--- START ---

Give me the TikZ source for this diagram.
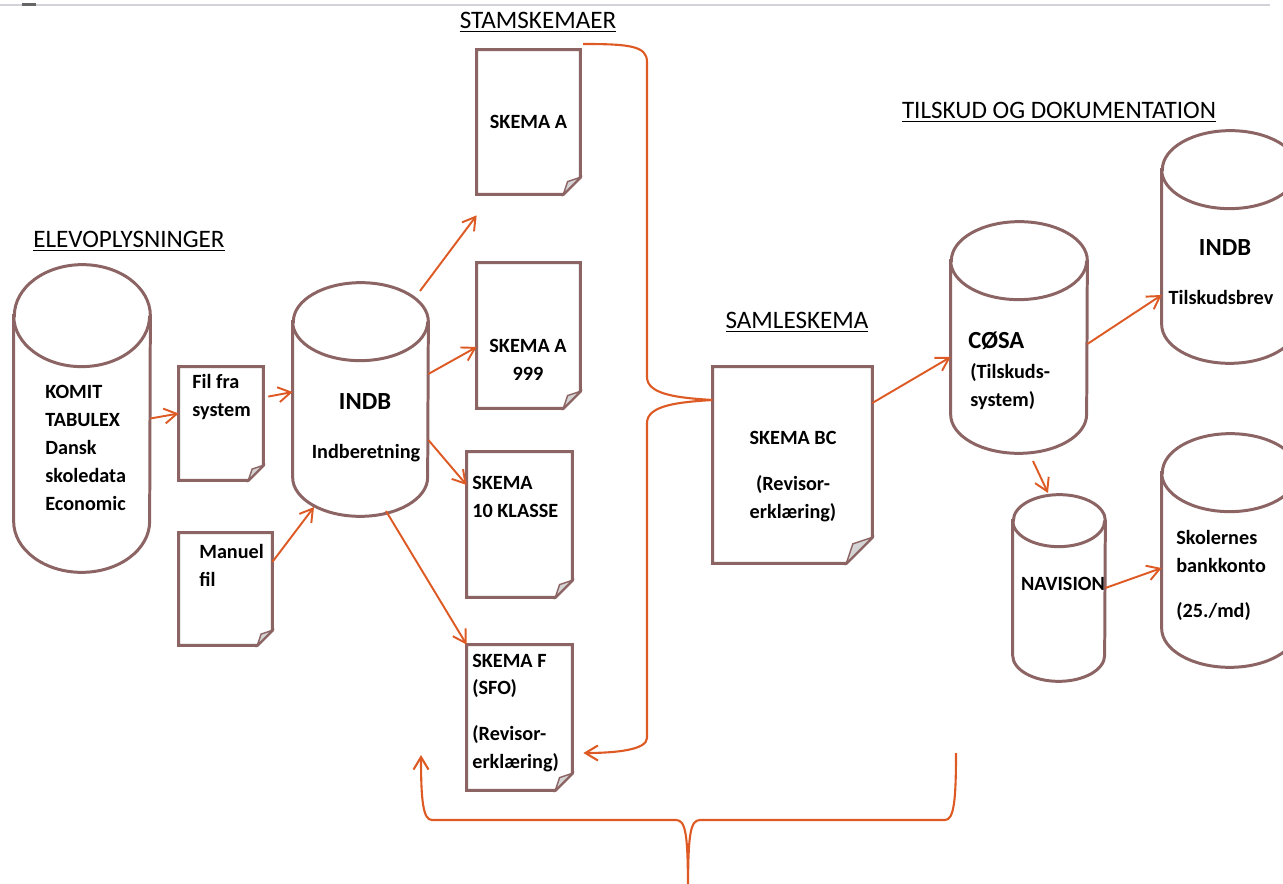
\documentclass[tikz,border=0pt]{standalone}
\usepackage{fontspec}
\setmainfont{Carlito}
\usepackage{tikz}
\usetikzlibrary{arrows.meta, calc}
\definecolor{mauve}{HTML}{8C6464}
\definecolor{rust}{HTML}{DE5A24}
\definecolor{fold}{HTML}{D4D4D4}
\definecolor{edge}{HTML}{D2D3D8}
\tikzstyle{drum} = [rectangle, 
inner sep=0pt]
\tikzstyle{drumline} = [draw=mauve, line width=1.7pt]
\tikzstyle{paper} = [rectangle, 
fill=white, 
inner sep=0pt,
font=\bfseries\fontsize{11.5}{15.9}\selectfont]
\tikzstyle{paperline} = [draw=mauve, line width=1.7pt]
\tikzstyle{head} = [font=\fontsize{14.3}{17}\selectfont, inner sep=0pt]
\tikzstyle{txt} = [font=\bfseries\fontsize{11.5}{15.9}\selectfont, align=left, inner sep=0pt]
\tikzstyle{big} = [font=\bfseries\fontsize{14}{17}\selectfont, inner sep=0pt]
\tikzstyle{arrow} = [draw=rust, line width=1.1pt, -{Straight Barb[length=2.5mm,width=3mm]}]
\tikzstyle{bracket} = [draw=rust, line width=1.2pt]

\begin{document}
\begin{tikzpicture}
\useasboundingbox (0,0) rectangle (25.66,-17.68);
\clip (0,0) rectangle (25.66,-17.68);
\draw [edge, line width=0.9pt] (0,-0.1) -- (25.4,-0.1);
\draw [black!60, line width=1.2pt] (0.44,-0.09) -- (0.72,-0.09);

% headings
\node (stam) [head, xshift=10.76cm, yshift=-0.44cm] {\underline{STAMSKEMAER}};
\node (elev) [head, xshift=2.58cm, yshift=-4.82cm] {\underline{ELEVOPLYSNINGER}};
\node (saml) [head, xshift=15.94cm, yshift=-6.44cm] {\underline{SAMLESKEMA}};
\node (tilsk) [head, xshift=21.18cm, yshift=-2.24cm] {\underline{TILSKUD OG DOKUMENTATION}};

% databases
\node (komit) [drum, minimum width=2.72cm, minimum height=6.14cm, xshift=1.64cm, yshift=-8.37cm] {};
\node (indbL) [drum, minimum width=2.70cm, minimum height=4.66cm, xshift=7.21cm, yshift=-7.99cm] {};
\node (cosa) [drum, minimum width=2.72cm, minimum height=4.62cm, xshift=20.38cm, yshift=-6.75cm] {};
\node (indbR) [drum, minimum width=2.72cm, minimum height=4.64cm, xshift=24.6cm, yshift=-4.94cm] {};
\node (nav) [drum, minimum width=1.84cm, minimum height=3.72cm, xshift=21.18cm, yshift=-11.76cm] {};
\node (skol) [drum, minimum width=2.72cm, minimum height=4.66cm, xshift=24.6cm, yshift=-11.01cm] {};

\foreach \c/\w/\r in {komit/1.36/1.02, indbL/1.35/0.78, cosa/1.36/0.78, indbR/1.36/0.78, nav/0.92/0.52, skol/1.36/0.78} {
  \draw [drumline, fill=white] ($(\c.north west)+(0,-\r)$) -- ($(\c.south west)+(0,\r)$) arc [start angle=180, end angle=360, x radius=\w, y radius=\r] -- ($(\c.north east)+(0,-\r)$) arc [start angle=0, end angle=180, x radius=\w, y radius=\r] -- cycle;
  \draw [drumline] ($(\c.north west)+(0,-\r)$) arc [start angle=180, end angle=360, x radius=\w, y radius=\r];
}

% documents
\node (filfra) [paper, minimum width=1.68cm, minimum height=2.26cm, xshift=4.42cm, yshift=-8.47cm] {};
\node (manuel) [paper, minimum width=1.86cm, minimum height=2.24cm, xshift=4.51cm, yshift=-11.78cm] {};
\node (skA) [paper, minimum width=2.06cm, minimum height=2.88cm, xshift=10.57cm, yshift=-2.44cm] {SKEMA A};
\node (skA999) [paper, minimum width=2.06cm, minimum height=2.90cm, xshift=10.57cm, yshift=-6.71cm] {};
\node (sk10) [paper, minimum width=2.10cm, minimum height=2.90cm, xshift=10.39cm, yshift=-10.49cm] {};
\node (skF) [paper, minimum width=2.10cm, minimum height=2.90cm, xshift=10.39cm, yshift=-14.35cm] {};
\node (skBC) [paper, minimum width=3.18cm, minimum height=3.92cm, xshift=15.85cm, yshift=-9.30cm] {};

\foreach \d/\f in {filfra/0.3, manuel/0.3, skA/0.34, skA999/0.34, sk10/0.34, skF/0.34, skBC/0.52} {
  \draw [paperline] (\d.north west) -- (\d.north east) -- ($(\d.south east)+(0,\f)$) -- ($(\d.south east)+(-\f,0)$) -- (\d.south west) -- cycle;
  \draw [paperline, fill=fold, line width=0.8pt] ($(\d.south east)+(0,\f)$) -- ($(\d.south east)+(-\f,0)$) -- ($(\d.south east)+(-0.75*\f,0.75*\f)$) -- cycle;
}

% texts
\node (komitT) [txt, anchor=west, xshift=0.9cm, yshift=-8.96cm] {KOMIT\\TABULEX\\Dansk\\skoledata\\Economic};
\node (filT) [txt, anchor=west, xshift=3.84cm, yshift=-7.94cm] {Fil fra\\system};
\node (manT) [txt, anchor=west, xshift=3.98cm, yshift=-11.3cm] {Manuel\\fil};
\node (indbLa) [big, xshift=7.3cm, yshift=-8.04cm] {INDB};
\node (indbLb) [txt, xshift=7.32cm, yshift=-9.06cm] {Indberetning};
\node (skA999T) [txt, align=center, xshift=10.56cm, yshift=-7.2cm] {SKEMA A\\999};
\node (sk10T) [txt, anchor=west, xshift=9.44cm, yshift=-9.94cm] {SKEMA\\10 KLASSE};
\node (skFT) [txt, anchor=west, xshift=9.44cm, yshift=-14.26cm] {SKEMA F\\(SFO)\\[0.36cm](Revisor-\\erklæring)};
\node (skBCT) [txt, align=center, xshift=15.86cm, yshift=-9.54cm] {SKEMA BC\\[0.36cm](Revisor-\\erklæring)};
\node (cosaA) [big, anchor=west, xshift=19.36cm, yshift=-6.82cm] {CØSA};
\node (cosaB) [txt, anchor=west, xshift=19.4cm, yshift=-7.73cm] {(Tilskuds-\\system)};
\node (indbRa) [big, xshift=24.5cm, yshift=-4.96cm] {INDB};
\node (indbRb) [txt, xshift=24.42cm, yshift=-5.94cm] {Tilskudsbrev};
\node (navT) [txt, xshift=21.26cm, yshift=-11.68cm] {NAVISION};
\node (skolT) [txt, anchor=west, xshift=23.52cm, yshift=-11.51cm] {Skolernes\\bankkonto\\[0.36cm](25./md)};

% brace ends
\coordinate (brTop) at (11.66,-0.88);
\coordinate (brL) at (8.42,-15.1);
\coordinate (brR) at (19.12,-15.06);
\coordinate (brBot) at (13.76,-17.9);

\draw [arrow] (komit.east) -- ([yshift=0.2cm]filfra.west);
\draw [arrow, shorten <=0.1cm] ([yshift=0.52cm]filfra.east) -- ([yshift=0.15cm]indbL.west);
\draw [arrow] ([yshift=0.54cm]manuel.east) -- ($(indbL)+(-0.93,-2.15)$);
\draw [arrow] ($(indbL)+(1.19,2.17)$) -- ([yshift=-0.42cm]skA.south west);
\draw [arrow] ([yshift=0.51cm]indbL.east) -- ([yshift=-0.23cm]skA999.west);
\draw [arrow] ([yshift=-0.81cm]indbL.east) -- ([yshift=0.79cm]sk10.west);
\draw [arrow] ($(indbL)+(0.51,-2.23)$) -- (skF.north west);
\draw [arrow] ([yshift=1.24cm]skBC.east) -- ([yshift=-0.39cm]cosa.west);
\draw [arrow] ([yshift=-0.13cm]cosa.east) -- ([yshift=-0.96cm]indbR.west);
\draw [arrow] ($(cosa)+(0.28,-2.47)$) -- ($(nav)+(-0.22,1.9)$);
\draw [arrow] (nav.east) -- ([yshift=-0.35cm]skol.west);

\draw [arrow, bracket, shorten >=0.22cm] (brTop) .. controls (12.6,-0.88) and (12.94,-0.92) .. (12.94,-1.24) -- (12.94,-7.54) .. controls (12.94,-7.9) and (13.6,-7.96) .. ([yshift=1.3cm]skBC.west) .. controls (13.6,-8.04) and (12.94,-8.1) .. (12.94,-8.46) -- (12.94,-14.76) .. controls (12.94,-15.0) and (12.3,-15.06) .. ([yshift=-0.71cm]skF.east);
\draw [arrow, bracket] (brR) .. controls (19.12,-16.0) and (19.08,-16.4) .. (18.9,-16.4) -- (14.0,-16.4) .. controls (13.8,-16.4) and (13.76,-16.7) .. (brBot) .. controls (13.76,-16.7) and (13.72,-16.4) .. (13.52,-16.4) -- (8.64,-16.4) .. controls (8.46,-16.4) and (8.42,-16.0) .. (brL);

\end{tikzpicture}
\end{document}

--- END ---

## What is required
Exactly reproduce the run of lines from the start of the listing through the line with "[draw=rust, line width=1.2pt]", inclusive; pictures are not copied.

## Written solution
Give me the TikZ source for this diagram.
\documentclass[tikz,border=0pt]{standalone}
\usepackage{fontspec}
\setmainfont{Carlito}
\usepackage{tikz}
\usetikzlibrary{arrows.meta, calc}
\definecolor{mauve}{HTML}{8C6464}
\definecolor{rust}{HTML}{DE5A24}
\definecolor{fold}{HTML}{D4D4D4}
\definecolor{edge}{HTML}{D2D3D8}
\tikzstyle{drum} = [rectangle, 
inner sep=0pt]
\tikzstyle{drumline} = [draw=mauve, line width=1.7pt]
\tikzstyle{paper} = [rectangle, 
fill=white, 
inner sep=0pt,
font=\bfseries\fontsize{11.5}{15.9}\selectfont]
\tikzstyle{paperline} = [draw=mauve, line width=1.7pt]
\tikzstyle{head} = [font=\fontsize{14.3}{17}\selectfont, inner sep=0pt]
\tikzstyle{txt} = [font=\bfseries\fontsize{11.5}{15.9}\selectfont, align=left, inner sep=0pt]
\tikzstyle{big} = [font=\bfseries\fontsize{14}{17}\selectfont, inner sep=0pt]
\tikzstyle{arrow} = [draw=rust, line width=1.1pt, -{Straight Barb[length=2.5mm,width=3mm]}]
\tikzstyle{bracket} = [draw=rust, line width=1.2pt]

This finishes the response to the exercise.